Image: File Highest honour The ANC bestowed an Isithwalandwe/Seaparankwe award on John Nkadimeng for his pivotal role during the days of apartheid.

Through the influence of his close friend and fellow rural migrant Flag Boshielo he joined the ANC and the communist party. He was arrested during the 1952 Defiance Campaign, charged with conspiracy and attempting to overthrow the state by violence, and released after a month when the charges were dropped.

He became a full-time organiser for the Transvaal Council of Non-European Trade Unions, which joined Sactu when it was formed in1955, and of which he soon became an executive member. He was active in the militant communist-initiated rural migrant workers’ organisation Sebatakgomo, which was formed in 1954, and played a leading role in the 1958 Sekhukhuneland revolt. Appeals were made to the ANC for weapons. The revolt was believed to have influenced the liberation movement’s decision to take up the armed struggle three years later. In 1961 he was jailed for entering Sekhukhuneland without a permit.

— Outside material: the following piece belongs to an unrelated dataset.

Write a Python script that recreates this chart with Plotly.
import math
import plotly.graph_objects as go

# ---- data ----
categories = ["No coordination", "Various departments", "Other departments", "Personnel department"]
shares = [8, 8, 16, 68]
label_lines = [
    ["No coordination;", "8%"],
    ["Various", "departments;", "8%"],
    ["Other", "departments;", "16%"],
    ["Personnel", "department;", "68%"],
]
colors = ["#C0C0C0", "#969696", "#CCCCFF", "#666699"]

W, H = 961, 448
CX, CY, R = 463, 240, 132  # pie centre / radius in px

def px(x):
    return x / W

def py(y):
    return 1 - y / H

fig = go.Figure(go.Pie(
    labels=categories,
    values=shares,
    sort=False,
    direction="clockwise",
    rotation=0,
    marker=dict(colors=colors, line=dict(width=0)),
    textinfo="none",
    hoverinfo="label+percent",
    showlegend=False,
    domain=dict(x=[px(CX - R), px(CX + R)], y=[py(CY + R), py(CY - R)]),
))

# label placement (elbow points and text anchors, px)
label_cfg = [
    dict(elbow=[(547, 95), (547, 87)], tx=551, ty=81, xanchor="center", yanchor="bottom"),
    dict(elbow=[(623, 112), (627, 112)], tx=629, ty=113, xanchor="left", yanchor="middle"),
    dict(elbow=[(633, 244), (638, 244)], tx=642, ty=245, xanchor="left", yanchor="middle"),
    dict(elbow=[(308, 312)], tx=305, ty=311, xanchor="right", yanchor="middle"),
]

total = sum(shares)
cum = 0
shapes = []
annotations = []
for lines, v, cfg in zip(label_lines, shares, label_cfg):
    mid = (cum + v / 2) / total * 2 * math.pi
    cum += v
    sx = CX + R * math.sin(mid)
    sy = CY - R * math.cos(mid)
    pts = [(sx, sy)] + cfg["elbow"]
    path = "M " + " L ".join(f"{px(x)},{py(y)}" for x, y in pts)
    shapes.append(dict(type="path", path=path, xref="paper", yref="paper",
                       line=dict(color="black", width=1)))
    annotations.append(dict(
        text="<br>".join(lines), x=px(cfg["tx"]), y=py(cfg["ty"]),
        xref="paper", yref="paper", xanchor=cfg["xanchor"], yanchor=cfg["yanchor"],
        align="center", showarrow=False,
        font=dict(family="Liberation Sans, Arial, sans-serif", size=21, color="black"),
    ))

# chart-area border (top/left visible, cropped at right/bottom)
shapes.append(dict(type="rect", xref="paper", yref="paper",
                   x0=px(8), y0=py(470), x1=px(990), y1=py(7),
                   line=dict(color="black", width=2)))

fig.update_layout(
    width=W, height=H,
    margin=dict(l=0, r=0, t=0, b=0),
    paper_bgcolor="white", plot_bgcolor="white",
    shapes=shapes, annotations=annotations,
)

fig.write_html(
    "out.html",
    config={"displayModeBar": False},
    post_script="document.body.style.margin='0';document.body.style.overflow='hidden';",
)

Nkadimeng returned from exile after the unbanning of the ANC. He was an ANC MP in the post-1994 government of national unity, and became SA’s ambassador to Cuba in 1995. He was there for four years and became a close friend of Cuban leader Fidel Castro. He was a member of the Limpopo legislature from 2000 to 2004, by which time he was showing early signs of dementia.

In 2019, President Cyril Ramaphosa bestowed on him the ANC’s top honour, the Isitwalandwe Award, at a ceremony at his house in Kew, Johannesburg.

Nkadimeng is survived by Evelyn, his wife of almost 70 years, and six children.